Omit every picture, and retype the lines that run from the beginning of the data below through the line containing "import plotly.graph_objects as go", inclusive.
** START OF Data excerpt **
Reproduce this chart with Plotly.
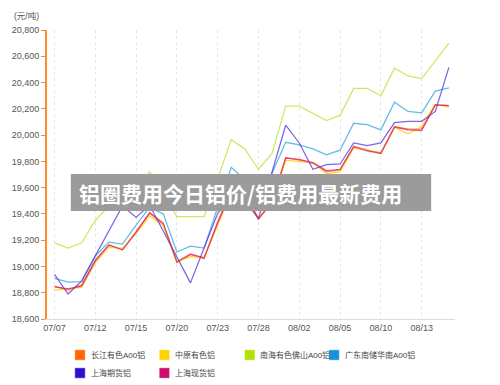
import plotly.graph_objects as go

dates = ["07/07", "07/08", "07/11", "07/12", "07/13", "07/14", "07/15", "07/18", "07/19", "07/20",
         "07/21", "07/22", "07/23", "07/26", "07/27", "07/28", "07/29", "08/01", "08/02", "08/03",
         "08/04", "08/05", "08/08", "08/09", "08/10", "08/11", "08/12", "08/13", "08/14", "08/15"]
tick_labels = ["07/07", "07/12", "07/15", "07/20", "07/23", "07/28", "08/02", "08/05", "08/10", "08/13"]

changjiang = [18850, 18820, 18860, 19050, 19160, 19130, 19265, 19405, 19320, 19030,
              19090, 19060, 19340, 19580, 19560, 19365, 19495, 19830, 19810, 19785,
              19720, 19735, 19915, 19885, 19865, 20065, 20045, 20045, 20230, 20225]
zhongyuan = [18820, 18830, 18840, 19030, 19145, 19140, 19250, 19385, 19310, 19035,
             19075, 19070, 19320, 19560, 19540, 19370, 19480, 19810, 19800, 19790,
             19705, 19720, 19905, 19890, 19860, 20060, 20010, 20065, 20235, 20210]
nanhai = [19180, 19140, 19180, 19350, 19460, 19460, 19590, 19720, 19560, 19380,
          19380, 19380, 19670, 19965, 19895, 19740, 19860, 20220, 20220, 20165,
          20110, 20150, 20355, 20355, 20300, 20510, 20450, 20430, 20565, 20700]
guangdong = [18910, 18880, 18885, 19080, 19185, 19170, 19315, 19450, 19400, 19110,
             19155, 19140, 19450, 19755, 19660, 19480, 19710, 19945, 19925, 19895,
             19850, 19885, 20090, 20080, 20040, 20250, 20180, 20170, 20335, 20360]
shfe = [18940, 18790, 18890, 19080, 19280, 19460, 19375, 19465, 19270, 19075,
        18875, 19140, 19405, 19520, 19500, 19365, 19720, 20075, 19940, 19740,
        19775, 19780, 19940, 19920, 19940, 20095, 20105, 20105, 20180, 20515]
shspot = [18845, 18830, 18850, 19040, 19165, 19125, 19260, 19410, 19330, 19035,
          19095, 19065, 19330, 19570, 19550, 19360, 19490, 19825, 19815, 19790,
          19730, 19740, 19910, 19880, 19860, 20060, 20040, 20035, 20230, 20225]

series_names = ["长江有色A00铝", "中原有色铝", "南海有色佛山A00铝", "广东南储华南A00铝", "上海期货铝", "上海现货铝"]
series_values = [changjiang, zhongyuan, nanhai, guangdong, shfe, shspot]
legend_colors = ["#ff6600", "#ffd200", "#b2e000", "#1a92d6", "#2c10d0", "#cc0a6e"]
line_colors = ["rgba(255,80,40,0.75)", "rgba(255,205,0,0.8)", "rgba(190,228,60,0.8)",
               "rgba(60,170,225,0.8)", "rgba(80,50,220,0.75)", "rgba(215,20,100,0.7)"]

FONT = "Liberation Sans, Noto Sans CJK SC, sans-serif"
W, H = 500, 385
ML, MR, MT, MB = 44, 45, 30, 66
PW, PH = W - ML - MR, H - MT - MB

fig = go.Figure()
for name, vals, col in zip(series_names, series_values, line_colors):
    fig.add_trace(go.Scatter(x=dates, y=vals, name=name, mode="lines",
                             line=dict(color=col, width=1.25), showlegend=False))

def px_x(x):
    return (x - ML) / PW

def px_y(y):
    return (H - MB - y) / PH

shapes = []
annotations = []

# banner overlay
shapes.append(dict(type="rect", xref="paper", yref="paper",
                   x0=px_x(68), x1=px_x(431), y0=px_y(211), y1=px_y(174),
                   fillcolor="#9b9b9b", line=dict(width=0), layer="above"))
annotations.append(dict(text="<b>铝圈费用今日铝价/铝费用最新费用</b>", xref="paper", yref="paper",
                        x=px_x(74), y=px_y(192.5), xanchor="left", yanchor="middle",
                        showarrow=False,
                        font=dict(family="Noto Sans CJK SC, sans-serif", size=21, color="white")))

# unit label
annotations.append(dict(text="(元/吨)", xref="paper", yref="paper", x=px_x(38), y=px_y(16),
                        xanchor="right", yanchor="middle", showarrow=False,
                        font=dict(family=FONT, size=8.5, color="#555")))

# legend (manual, two rows)
leg_x = [72, 157, 243, 328, 72, 157]
leg_y = [355, 355, 355, 355, 373, 373]
for name, col, lx, ly in zip(series_names, legend_colors, leg_x, leg_y):
    shapes.append(dict(type="rect", xref="paper", yref="paper",
                       x0=px_x(lx), x1=px_x(lx + 10.5), y0=px_y(ly + 5.2), y1=px_y(ly - 5.2),
                       fillcolor=col, line=dict(width=0.8, color="rgba(255,255,255,0.6)")))
    annotations.append(dict(text=name, xref="paper", yref="paper", x=px_x(lx + 14), y=px_y(ly),
                            xanchor="left", yanchor="middle", showarrow=False,
                            font=dict(family=FONT, size=8, color="#444")))

fig.update_layout(
    width=W, height=H,
    margin=dict(l=ML, r=MR, t=MT, b=MB),
    paper_bgcolor="white", plot_bgcolor="white",
    font=dict(family=FONT, size=9, color="#555"),
    shapes=shapes, annotations=annotations,
    showlegend=False,
)
fig.update_xaxes(type="category", categoryorder="array", categoryarray=dates,
                 range=[-0.55, 29.45], tickvals=tick_labels, ticktext=tick_labels,
                 showgrid=True, gridcolor="#e6e6e6", griddash="dot", gridwidth=1,
                 showline=True, linecolor="#dcdcdc", linewidth=1, ticks="",
                 tickfont=dict(size=9, color="#555"), zeroline=False)
fig.update_yaxes(range=[18600, 20800], dtick=200, tick0=18600, tickformat=",",
                 showgrid=False, zeroline=False,
                 showline=True, linecolor="#ff8a2a", linewidth=2,
                 ticks="outside", ticklen=4, tickcolor="#ff8a2a", tickwidth=1,
                 tickfont=dict(size=9, color="#555"))

fig.write_html("out.html", config={"displayModeBar": False},
               post_script="document.body.style.margin='0';document.body.style.padding='0';")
** END OF Data excerpt **
• **Exercise answer**
Reproduce this chart with Plotly.
import plotly.graph_objects as go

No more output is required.